__WHAT YOU WILL DO__: Can you find the lines of the listing that include "this" and copy every one?

__THE DATA__:
Begin

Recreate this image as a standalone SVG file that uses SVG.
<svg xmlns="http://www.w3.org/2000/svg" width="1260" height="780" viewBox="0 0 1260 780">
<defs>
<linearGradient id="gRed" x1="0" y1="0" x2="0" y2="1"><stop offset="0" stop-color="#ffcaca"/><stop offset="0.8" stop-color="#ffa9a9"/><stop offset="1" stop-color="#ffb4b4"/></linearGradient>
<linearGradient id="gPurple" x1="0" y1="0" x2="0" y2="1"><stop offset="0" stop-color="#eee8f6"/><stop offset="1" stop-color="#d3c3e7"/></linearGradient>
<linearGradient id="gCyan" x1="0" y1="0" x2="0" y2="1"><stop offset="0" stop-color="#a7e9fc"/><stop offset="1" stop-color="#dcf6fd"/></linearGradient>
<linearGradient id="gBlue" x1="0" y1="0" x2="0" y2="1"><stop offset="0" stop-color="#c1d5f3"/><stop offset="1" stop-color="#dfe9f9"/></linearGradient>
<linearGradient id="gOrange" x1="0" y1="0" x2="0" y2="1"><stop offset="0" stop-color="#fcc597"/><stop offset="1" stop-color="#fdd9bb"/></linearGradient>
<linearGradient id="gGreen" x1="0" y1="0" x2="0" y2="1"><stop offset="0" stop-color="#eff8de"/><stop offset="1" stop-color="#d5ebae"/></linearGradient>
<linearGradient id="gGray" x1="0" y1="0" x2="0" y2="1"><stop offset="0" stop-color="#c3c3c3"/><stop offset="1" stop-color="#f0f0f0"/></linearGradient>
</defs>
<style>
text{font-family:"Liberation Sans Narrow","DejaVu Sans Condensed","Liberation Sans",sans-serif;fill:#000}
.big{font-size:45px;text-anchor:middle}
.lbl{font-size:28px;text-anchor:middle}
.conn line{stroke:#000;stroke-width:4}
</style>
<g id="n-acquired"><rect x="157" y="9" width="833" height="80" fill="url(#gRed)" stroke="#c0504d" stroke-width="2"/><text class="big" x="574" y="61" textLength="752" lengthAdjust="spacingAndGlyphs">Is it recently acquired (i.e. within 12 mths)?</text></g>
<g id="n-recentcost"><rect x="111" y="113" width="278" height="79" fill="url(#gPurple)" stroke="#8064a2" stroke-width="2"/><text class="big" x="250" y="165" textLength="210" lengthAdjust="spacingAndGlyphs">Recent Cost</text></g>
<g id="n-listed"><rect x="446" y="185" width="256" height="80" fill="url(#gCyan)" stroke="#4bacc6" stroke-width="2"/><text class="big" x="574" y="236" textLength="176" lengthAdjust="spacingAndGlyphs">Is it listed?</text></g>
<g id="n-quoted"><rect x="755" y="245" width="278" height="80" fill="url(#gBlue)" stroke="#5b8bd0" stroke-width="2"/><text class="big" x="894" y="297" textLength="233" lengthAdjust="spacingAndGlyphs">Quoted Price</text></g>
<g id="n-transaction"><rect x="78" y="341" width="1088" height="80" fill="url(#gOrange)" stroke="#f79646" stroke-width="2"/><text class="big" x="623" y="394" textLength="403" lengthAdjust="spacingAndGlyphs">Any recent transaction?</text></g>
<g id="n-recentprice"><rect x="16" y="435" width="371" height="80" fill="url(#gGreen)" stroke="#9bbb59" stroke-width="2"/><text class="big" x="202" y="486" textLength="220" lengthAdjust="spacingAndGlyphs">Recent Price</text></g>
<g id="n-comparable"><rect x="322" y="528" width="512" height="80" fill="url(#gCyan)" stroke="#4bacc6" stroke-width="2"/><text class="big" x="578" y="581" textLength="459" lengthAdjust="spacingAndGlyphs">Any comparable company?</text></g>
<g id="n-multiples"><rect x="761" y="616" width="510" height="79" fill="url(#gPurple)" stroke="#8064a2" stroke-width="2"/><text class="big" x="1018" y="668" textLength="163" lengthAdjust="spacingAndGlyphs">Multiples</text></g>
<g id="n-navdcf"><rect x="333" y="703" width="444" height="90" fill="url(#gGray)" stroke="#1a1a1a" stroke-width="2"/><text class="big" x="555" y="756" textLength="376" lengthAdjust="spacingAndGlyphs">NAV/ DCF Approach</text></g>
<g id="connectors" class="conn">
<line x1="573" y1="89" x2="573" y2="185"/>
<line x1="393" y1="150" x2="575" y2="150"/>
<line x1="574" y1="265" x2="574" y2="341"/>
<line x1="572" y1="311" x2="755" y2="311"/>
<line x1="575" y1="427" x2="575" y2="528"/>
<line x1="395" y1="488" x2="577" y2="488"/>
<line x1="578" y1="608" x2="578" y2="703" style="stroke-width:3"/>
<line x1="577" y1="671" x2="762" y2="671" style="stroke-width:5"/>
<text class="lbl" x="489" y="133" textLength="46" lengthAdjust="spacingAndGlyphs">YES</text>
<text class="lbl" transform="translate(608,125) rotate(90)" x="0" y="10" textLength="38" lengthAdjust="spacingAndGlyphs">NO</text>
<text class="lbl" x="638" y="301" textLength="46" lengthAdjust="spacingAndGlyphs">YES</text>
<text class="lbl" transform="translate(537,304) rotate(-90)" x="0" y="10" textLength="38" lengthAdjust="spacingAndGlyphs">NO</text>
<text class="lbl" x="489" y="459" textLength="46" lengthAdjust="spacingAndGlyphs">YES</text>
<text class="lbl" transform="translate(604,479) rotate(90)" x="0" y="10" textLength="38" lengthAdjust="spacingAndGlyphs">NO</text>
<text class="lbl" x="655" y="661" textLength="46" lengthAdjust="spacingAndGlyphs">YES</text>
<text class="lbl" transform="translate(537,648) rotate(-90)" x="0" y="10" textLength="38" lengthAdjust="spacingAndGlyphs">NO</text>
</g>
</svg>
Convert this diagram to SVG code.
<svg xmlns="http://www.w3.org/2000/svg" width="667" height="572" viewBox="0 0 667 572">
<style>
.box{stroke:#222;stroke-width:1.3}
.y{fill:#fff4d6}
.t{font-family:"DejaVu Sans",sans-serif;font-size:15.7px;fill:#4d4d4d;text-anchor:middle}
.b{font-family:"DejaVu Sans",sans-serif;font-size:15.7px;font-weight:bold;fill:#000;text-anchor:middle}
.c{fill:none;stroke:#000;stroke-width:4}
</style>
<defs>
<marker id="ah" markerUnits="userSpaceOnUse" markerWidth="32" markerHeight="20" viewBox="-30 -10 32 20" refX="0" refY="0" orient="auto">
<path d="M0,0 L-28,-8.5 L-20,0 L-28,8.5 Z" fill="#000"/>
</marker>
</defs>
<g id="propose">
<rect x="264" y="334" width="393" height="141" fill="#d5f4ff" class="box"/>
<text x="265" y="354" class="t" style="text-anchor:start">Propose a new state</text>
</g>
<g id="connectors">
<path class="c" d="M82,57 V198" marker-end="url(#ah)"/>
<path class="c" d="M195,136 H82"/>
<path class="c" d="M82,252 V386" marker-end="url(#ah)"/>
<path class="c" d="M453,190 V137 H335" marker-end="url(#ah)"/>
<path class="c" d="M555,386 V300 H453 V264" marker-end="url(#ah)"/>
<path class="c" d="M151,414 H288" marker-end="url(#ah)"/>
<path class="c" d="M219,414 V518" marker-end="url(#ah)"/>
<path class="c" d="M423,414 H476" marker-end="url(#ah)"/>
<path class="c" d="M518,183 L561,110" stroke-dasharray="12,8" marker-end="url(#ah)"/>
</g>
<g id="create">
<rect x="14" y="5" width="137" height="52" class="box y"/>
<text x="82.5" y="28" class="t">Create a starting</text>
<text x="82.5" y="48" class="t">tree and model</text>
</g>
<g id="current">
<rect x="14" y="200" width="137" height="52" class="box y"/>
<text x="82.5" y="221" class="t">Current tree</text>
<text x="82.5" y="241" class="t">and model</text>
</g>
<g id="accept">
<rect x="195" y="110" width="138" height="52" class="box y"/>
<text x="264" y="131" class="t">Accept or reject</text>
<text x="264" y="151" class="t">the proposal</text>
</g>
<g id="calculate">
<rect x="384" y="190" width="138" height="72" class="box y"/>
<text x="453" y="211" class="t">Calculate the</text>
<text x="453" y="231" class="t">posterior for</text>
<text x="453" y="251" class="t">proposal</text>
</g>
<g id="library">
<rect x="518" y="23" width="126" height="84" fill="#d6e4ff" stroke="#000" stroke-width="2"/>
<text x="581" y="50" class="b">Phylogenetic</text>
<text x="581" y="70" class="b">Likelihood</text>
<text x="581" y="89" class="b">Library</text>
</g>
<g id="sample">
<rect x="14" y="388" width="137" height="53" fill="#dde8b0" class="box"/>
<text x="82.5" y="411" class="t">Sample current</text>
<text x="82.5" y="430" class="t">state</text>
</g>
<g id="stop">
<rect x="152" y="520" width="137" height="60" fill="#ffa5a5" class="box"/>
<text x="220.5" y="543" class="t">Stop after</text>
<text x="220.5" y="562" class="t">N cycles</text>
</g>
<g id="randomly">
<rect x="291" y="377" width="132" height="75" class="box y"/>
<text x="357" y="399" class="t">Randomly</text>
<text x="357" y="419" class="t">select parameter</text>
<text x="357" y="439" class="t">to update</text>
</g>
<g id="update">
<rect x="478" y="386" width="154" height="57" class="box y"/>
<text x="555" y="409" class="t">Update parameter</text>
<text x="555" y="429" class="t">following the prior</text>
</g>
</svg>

End
Begin

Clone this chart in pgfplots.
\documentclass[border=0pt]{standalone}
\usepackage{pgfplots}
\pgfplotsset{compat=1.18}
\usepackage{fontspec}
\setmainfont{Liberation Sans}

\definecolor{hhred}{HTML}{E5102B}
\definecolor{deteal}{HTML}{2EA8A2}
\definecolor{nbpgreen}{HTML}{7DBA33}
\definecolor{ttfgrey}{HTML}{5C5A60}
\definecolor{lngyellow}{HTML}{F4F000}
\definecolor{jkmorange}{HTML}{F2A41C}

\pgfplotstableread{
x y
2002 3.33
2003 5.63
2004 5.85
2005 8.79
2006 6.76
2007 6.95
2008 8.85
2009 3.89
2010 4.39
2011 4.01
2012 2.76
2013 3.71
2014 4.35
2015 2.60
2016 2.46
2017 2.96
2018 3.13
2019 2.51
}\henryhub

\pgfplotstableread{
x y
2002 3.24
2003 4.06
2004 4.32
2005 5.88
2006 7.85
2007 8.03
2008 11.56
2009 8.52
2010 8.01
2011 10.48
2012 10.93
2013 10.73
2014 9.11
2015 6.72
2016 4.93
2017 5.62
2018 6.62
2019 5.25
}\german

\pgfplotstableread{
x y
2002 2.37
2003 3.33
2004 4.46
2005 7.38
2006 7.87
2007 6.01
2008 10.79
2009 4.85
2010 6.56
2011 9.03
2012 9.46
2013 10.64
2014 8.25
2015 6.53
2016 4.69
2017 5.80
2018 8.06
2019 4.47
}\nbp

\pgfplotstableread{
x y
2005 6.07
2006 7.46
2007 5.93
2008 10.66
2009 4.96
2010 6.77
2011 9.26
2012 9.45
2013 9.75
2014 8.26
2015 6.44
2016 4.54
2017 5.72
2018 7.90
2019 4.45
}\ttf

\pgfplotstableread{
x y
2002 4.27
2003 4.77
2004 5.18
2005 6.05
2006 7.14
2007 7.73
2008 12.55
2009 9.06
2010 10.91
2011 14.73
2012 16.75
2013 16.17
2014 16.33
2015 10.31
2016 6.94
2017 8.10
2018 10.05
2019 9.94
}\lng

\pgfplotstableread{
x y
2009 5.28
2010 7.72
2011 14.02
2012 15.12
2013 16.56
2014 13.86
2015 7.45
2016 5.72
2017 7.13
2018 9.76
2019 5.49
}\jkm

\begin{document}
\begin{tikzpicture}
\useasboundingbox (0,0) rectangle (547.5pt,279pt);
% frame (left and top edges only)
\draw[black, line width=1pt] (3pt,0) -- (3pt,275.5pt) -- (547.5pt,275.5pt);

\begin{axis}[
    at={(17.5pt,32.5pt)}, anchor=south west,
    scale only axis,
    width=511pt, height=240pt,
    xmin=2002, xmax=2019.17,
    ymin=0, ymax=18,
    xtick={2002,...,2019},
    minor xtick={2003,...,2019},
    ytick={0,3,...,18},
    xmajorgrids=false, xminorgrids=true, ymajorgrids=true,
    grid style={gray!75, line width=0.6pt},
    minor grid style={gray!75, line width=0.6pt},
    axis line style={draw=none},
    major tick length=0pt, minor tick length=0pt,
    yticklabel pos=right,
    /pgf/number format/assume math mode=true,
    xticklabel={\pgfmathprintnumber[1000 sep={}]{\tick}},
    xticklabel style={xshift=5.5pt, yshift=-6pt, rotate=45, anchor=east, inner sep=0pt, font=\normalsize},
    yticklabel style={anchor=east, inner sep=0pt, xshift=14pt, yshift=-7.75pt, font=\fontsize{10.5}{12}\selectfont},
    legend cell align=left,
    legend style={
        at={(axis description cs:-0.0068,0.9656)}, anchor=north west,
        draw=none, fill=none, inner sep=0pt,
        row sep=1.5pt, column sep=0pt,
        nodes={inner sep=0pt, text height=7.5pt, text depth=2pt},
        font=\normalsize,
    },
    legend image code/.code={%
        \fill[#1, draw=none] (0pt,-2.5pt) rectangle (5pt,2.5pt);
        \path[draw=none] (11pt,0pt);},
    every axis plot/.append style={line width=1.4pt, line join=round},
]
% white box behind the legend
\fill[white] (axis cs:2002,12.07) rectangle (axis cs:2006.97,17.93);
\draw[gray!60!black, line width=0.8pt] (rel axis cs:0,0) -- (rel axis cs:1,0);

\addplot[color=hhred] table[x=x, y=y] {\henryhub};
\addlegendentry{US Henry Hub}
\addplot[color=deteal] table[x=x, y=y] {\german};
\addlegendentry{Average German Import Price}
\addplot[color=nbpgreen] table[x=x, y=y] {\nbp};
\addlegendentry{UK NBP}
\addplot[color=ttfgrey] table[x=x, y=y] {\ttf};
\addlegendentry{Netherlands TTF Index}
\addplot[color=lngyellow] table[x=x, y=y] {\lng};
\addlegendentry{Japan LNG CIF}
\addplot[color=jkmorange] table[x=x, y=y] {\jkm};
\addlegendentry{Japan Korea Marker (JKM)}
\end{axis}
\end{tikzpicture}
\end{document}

End

__ANSWER BELOW__:
Recreate this image as a standalone SVG file that uses SVG.
Convert this diagram to SVG code.
Clone this chart in pgfplots.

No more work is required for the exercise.